Enter the photographer, with his “vision machine”- in a few seconds or less a perfect image is made. Very well- can you make more? And, perhaps after a few hundred million images have been made, now that picture of Water Lillies doesn’t seem quite so interesting any more. Perhaps you could find an amazing valley in the American West, this new frontier we have never explored with machines? After a hundred or more years of photographs in Yosemite, you may have taken a vacation there and gotten some nice photos, but did you go when the sunset perfectly illuminates a sliver of cliff as if there was fire falling from the cliff face? No? Oh, man, I saw this amazing photo once…
Becoming aware of this richness all around us, we think that perhaps we can just grab a slice of it with a camera, and maybe get 90% of the way there (give or take 10%) to fully representing that moment. This is impossible.
Insofar as we think that photography can transport us back in time, or even insofar as we believe that photography can meaningfully show us "a moment" rather than a very accurate image of something, we will always be looking for it to do something more and better because we think we have failed. We think that to go farther and to see something more interesting, to have an experience more profound will suddenly allow us to make a photo which fill finally satisfy.
I should know, I’ve done it practically my whole life.

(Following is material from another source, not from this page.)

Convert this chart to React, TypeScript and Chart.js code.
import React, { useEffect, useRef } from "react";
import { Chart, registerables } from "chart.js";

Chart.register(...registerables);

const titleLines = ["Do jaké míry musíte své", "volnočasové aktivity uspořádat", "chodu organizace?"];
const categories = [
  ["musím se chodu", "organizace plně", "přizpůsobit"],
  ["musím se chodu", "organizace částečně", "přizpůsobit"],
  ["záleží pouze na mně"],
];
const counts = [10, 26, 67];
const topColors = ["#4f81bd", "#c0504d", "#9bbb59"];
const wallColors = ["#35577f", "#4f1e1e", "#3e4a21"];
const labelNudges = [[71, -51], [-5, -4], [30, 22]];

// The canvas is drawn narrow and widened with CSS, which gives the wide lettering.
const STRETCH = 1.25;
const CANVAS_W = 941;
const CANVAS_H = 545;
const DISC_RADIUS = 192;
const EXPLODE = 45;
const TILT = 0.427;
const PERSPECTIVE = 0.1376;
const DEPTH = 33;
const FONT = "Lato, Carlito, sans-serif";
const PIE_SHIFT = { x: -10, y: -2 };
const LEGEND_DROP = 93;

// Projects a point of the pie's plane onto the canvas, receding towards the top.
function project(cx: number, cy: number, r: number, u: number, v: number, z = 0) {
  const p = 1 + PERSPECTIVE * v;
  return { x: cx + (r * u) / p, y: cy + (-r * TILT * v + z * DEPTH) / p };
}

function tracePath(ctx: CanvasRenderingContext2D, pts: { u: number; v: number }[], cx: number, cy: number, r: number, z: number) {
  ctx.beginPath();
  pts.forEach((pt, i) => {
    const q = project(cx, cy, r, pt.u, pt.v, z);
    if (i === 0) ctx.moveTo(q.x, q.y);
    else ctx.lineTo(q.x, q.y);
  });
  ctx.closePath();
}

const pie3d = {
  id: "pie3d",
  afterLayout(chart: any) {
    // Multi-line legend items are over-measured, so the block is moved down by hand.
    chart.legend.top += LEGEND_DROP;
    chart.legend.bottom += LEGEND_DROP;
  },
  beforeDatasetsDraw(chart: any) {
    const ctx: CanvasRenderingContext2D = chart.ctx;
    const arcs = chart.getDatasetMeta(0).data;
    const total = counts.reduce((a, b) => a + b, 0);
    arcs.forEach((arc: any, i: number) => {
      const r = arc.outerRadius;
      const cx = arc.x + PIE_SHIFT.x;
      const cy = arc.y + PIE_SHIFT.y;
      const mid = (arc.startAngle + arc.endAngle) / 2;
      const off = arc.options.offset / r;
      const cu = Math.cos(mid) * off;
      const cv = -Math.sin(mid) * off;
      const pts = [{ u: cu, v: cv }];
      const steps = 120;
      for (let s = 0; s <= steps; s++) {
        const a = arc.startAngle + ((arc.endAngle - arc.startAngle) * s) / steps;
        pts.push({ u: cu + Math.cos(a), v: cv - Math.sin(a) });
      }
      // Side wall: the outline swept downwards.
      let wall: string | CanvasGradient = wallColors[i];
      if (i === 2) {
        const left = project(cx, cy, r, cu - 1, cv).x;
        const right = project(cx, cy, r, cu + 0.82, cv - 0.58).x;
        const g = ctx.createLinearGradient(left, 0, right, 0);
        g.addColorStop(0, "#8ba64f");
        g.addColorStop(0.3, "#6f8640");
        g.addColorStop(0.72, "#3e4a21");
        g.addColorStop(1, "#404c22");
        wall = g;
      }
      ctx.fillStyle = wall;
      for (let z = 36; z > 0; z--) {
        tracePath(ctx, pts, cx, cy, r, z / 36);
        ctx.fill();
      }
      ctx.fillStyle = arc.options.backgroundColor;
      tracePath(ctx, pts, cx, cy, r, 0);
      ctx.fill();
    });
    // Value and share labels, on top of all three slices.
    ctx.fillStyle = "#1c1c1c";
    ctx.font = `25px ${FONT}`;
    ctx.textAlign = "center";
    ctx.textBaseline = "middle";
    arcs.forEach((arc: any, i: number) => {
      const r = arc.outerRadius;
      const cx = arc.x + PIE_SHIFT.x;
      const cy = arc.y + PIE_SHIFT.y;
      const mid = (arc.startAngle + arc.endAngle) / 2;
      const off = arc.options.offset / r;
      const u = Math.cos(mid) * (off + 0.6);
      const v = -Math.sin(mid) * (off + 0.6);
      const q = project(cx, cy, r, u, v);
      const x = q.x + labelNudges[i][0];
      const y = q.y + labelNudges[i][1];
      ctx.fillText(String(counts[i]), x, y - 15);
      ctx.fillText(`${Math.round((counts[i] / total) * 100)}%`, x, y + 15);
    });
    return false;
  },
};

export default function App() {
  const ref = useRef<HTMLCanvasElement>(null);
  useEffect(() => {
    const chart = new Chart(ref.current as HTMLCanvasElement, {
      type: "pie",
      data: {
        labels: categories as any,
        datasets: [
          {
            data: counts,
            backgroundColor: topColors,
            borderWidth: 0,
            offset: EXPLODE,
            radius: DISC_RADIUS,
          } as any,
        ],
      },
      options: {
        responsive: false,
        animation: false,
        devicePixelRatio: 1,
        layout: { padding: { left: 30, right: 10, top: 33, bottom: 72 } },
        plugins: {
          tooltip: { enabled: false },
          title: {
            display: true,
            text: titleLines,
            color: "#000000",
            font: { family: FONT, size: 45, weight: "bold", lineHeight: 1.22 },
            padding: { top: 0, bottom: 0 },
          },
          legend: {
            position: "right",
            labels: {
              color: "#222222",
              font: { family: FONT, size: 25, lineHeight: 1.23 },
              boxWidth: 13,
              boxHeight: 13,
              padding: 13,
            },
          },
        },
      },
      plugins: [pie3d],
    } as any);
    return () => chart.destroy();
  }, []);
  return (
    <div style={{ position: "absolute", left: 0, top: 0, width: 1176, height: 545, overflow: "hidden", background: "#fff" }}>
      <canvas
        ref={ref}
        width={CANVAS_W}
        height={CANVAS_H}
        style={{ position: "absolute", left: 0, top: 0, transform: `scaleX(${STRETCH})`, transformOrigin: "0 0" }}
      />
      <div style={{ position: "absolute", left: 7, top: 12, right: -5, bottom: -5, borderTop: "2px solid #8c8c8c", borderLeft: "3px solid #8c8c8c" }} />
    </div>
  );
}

I have frequently thought that the key to getting better pictures was to get farther away, whatever that meant. Farther from my comfort zone, farther away from people, farther from any sort of intrusion of man onto the landscape and into the more pristine, remote, “Sacred” (with no particular attachment to what Sacred means here… I just believed there was more of it the farther away I went). Only, I was never content to just witness it, I had to capture it for myself and for the “benefit” of others with my vision machine, yet, if it was doing anything it was at least commodifying and mechanizing my expectations of looking. Of course I had to find something grander and more remote- I had a lot of other images to compete against. I had to make mine really interesting in some way, whether by what they were or what I said about what they were.
How could you possibly make a good story about a picture that wasn’t from anywhere but what’s around you all the time?

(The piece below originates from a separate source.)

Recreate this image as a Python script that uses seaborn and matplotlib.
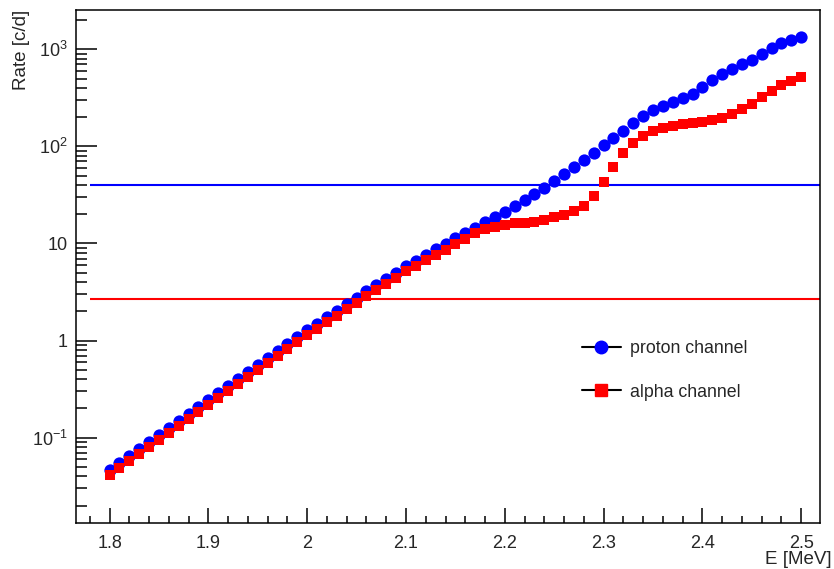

Photography presses on your vision, your very perception. Perception here is the combination of the sensory input that light makes on your brain via your eyes along with the vast interconnected web of thoughts, biases, expectations, fears, longings, loves, prejudices, memories, delusions, anxieties, humor, and whatever other unknowable factors finally and fully make up your you-ness. In a crass example, perhaps, the painter may see a beautiful field of grass and the “fat-cat capitalist” may see a plot of land for development. Both are receiving the same light, but the psycho-socio-harmonization by the two individual souls is vastly different.
When you are photographing, you're perceiving from the intersection between the brain you possess, and the anticipation of everything that photography may do once it's been made. For, to have frozen a moment in time (though I think this is faulty impulse with which to make photos), you now have a new bit of reality to ponder later on; it's now separated from the reality you just saw with your two eyes. Photography may not do everything we want it to, but it does a lot of things. It is part of reality, after all.

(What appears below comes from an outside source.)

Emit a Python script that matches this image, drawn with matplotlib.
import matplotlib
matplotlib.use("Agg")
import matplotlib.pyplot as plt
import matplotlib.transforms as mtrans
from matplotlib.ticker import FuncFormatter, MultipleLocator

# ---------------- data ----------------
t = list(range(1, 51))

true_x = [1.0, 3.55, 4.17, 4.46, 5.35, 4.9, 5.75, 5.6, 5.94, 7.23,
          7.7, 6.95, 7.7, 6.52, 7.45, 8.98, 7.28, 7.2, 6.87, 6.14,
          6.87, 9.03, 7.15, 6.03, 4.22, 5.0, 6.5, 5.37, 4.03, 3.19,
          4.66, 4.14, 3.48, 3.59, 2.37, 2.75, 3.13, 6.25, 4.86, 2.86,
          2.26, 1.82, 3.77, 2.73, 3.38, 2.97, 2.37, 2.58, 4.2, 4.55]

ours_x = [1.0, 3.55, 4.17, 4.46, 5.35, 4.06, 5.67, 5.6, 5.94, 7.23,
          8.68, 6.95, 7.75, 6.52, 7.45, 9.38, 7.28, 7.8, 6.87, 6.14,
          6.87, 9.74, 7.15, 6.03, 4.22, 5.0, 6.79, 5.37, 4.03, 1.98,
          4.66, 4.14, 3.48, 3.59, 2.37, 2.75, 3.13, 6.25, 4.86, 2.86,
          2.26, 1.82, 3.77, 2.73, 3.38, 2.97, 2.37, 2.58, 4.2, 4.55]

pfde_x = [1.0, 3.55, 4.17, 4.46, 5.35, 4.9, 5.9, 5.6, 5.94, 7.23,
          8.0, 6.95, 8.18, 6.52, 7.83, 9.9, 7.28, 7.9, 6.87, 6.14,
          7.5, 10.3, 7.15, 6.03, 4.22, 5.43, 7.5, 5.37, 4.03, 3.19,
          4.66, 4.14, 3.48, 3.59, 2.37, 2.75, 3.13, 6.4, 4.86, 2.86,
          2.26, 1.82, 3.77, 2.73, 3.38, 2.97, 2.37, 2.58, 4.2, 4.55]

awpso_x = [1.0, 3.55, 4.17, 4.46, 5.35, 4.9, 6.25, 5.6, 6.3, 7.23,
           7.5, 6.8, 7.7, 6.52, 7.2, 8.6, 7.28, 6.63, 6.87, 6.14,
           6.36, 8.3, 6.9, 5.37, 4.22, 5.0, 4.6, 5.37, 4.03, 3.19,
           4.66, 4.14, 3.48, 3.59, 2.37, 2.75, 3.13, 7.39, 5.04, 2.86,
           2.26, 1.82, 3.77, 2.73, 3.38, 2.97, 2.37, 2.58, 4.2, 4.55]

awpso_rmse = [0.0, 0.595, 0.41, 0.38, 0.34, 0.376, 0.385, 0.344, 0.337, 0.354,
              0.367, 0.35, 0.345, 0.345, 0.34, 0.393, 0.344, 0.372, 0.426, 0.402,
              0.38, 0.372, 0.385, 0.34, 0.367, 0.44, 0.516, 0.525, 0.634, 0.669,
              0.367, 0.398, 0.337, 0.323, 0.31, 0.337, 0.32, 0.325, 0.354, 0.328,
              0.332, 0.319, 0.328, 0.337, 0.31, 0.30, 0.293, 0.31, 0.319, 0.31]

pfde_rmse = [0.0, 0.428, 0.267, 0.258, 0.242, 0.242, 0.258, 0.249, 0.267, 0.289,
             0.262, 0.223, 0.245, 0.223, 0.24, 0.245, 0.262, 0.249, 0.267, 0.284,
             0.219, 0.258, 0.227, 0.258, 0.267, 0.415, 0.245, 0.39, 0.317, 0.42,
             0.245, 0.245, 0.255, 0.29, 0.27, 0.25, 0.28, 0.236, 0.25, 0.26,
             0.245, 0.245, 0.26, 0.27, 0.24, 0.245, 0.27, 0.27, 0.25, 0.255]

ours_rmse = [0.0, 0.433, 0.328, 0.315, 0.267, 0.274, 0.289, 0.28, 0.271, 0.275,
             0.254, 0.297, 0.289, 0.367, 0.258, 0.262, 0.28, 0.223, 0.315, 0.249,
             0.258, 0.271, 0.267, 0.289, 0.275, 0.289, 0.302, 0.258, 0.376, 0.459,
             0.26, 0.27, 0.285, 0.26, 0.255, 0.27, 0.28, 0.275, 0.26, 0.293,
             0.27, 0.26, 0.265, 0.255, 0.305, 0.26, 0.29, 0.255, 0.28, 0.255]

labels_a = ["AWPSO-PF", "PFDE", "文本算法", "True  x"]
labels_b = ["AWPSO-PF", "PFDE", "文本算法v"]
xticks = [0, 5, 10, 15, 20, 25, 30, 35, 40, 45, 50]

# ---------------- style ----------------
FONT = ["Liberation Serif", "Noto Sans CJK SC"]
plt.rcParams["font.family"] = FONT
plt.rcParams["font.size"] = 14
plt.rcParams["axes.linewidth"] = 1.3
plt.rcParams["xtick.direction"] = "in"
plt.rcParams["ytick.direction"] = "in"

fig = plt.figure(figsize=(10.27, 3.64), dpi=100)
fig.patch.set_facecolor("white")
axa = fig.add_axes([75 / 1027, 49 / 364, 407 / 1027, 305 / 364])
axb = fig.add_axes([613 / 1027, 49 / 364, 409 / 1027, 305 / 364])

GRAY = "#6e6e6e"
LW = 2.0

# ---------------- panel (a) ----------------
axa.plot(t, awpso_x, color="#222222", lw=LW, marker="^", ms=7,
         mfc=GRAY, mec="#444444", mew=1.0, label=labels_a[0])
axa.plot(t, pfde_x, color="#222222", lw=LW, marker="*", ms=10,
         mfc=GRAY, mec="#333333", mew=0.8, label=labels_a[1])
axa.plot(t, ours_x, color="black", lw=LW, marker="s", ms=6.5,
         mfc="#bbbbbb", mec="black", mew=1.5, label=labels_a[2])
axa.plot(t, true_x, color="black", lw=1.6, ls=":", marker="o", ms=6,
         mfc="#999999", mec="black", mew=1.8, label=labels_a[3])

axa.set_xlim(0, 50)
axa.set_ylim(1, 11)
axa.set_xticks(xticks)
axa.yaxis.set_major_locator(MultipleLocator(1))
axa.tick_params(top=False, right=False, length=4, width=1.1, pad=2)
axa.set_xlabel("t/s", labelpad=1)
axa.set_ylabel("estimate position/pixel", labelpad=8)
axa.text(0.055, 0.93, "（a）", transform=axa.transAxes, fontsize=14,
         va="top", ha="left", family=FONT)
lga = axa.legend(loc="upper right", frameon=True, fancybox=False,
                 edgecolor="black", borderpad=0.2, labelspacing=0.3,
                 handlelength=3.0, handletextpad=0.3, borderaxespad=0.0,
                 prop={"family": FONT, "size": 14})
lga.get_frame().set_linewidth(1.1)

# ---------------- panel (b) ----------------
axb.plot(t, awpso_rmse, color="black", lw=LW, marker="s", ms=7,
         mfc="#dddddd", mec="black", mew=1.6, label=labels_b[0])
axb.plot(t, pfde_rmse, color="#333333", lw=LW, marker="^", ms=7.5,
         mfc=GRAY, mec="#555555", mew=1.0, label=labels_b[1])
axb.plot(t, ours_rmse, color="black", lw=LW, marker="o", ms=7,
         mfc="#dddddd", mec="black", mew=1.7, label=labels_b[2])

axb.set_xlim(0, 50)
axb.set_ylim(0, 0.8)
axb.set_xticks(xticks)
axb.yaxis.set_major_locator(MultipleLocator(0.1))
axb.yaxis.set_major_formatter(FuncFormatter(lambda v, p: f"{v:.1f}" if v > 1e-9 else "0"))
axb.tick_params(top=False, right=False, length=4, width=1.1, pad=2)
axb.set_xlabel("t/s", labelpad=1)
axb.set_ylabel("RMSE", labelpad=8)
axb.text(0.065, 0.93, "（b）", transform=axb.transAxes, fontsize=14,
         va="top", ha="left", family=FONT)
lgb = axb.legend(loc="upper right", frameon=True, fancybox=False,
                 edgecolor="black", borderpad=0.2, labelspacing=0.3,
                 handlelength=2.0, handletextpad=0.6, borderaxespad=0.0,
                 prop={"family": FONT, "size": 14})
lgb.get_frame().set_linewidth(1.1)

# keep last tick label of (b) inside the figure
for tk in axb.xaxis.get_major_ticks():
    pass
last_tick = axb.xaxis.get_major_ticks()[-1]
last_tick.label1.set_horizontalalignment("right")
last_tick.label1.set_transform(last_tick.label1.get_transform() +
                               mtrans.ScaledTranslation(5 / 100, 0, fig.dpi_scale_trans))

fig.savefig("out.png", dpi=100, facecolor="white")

Yet, "peculiar feeling" was not the only thing I was reaching for. What could be the point of such a series? The photos, I think, are rather unsettling. They sit somewhere between that feeling of invading on someone's private space, yet also having someone's private space invading on you- when you happen to find yourself in a house that is below your standards and expectations for the cleanliness of a domicile. I think eliciting that effect may have been "enough", yet I started the series with a more proximate concern in mind- I wanted to understand my space through my lens and through the light from my camera. And, beyond that, I wanted to know what it meant to take a picture without feeling like I had to go somewhere else to do it. Bluntly, that's most of what I was trying to accomplish.
Photographs that are visibly set in one's home or apartment got a bad rep in college. When we saw a dorm room or a late-teens-early-20s apartment, even though we were mostly in the same stage of life, it just felt amateurish immediately. It felt like the photographer didn't go through the work of either going somewhere else or erasing the setting from the context of the photo completely. Letting a photo just be "in your house" feels lazy, commonplace. Again, this is the bias that a photo must be "out there" in order to be "good". It comes back to that idea of the commodification of experience- someone must show me something new, exciting, uncanny- a college apartment is not that.
That doesn't mean though that photos in a house can never be art. What I am trying to say is that in the experience of sitting exactly where you are and considering the world in front of you, there is inevitably a richness of experience and observation available to you. The stream of consciousness of life is arrestingly beautiful- the bounty of sensory experiences both individually and in composite is amazing. Whatever medium one chooses to make art in, they are arranging within and for that reality that speaks and contains a great bounteous wealth of experience and beauty. I can take a nice photograph of a beautiful view, and the view remains beautiful, the photograph itself may be beautiful (differently), and to see it (whether on a computer screen or in a gallery) is beautiful (differently as well).
Whether beauty is the instrumental portion of art (or the imperative experience of life) or even what beauty are is a discussion for another day. We may just a easily speak of what you are seeing in front of you as "interesting", or "full of things to know" or "worth considering" or anything else. Reality speaks, and whether we are about to take a photograph, take a shower, take a nap, or have dinner with a friend, there is a great chorus of information and sensory experience in front of us to consider at every single moment.
So, these photos may be beautiful in one way, and some are quite repulsive in others. Yet they are one project where I specifically remember trying to comes to terms with the "is-ness" of the world all around me. I am willing to call these art only in the sense that I believe these photos are capable of alluding to that "is-ness" and transcend a mere nostalgia and memory of my time at that odd house.